The highlight of the afternoon was watching VPH soaring over the bar and through the air towards me. Further good news was that when I helped her off the mat she smiled broadly and said, ‘Thanks, Spud.’ I was completely overwhelmed that she even knew my name and forgot to reply, and by the time I could regain control of my on-board computer, she was already back at her mark.
On her second attempt I was ready with a charming compliment but she knocked the bar off, and this time she launched herself off the mats and stormed back to her mark. I hung back, sensing it wasn’t a good time for spading and patiently bided my time for her third and final attempt.
She landed on the mats with a tender thump. The horizontal bar bounced a little but remained fixed in position.
‘Perfect jump, Victoria,’ I said.
‘Not quite perfect,’ she replied.
And that was that.
PM Found it very difficult to concentrate on my homework. My mind was whirling with the thought of VPH, illicit midnight activities in the maintenance shed and the mystery of women.
Fatty still hasn’t returned for his chat about Penny. In fact he seems to be avoiding me. Perhaps he’s changed his mind, or no longer trusts me for some unknown reason.
21:00 I asked Rambo if we were skulking out to the smoking shed but he said two weeks in a row was suicide. He looked at me dismissively and asked, ‘What – you addicted or something?’
I laughed and made a quick exit but couldn’t help feeling disappointed. It wasn’t the pipe, or the danger, or even the girls; more like feeling alive and the exhilaration of being touched by a stranger in the darkness.
6:05 ‘My oath to God I didn’t write it!’ protested Boggo, waving a white envelope in the air.
Fatty saw me emerging from my room and shouted, ‘Hey, Spud. Boggo got fan mail!’
Fatty snatched the envelope from Boggo and handed it to me. ‘Check it out. It was slid under the common room door sometime in the night.’

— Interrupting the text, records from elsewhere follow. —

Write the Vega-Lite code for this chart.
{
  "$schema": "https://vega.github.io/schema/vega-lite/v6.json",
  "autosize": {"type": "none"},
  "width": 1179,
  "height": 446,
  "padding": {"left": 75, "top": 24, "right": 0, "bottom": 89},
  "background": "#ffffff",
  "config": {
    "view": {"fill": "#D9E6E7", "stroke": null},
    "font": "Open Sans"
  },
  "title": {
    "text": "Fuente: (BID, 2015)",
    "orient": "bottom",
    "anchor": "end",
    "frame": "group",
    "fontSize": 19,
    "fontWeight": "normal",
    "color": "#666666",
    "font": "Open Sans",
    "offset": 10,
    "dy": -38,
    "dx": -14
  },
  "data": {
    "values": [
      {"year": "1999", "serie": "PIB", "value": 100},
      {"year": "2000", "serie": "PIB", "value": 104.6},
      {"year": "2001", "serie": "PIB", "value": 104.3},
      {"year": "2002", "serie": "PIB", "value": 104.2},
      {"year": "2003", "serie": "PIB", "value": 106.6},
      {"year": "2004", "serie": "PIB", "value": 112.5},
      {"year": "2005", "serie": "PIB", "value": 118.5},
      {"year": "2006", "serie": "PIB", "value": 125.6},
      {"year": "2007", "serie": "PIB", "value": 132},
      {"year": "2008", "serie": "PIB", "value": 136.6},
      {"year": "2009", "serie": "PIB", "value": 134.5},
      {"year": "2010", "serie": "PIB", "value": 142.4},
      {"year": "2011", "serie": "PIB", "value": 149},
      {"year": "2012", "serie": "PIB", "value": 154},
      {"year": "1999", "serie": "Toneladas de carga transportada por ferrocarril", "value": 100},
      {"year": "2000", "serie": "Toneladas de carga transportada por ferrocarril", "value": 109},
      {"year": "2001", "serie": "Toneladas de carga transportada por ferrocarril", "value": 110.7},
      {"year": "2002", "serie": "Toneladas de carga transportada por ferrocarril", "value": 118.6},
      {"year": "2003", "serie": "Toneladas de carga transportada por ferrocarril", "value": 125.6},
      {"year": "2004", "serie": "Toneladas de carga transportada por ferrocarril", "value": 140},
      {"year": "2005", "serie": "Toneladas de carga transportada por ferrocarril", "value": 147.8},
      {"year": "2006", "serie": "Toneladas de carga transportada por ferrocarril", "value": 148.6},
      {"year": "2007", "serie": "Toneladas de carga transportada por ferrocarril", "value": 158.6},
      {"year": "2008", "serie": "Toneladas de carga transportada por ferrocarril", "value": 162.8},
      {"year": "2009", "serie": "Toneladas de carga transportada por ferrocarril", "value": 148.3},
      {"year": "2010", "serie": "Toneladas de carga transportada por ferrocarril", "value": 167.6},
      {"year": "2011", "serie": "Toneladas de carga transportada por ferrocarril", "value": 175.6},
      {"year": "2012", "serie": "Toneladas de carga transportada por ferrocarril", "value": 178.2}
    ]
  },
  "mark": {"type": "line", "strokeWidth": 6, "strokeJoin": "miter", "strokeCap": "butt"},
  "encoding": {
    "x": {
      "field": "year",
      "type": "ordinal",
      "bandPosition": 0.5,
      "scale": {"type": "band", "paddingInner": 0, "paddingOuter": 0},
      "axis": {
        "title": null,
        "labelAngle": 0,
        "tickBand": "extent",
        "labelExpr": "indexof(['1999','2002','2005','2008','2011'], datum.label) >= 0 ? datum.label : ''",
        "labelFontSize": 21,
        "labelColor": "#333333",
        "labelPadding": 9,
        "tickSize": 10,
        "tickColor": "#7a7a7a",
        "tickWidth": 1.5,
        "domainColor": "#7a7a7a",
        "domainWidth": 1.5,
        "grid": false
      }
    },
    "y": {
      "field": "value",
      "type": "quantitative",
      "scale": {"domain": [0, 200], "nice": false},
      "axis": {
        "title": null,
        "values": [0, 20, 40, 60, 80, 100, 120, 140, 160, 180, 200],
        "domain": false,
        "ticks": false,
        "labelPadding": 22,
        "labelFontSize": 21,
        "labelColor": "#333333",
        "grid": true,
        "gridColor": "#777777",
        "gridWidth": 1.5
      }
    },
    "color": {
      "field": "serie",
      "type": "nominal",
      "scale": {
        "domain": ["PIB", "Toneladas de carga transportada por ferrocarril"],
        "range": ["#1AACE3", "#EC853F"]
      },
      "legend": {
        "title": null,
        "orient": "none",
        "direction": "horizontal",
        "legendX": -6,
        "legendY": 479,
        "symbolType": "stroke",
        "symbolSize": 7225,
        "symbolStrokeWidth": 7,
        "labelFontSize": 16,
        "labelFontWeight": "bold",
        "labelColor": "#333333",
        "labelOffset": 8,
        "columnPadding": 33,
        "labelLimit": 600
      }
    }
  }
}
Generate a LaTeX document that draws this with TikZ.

Inside the envelope was a card with Winnie the Pooh’s grinning face on the cover. Inside the card read:
Dear Boggo (Alan)
Roses are red,
Violets are blue,
Sugar is sweet,
And I like you …
It definitely wasn’t Boggo’s handwriting, and if he had sent the card to himself it would have been pornographic.
‘It’s somebody from the cast,’ announced Boggo with absolute conviction.
‘It could be anyone,’ reasoned Fatty.
‘I reckon its VPH,’ said Boggo rather confidently. ‘I’ve been sensing an animalistic attraction between us since the first rehearsal.’
‘Between you and VPH?’ said Fatty in disbelief.
‘Trust me,’ said Boggo. ‘She’s sordid.’
Rambo sat back in his chair and smiled smugly, like he was way ahead of the rest of us. Penny fussed about in the kitchen and Brenda was making a lame attempt at cleaning the windows with a small dishcloth.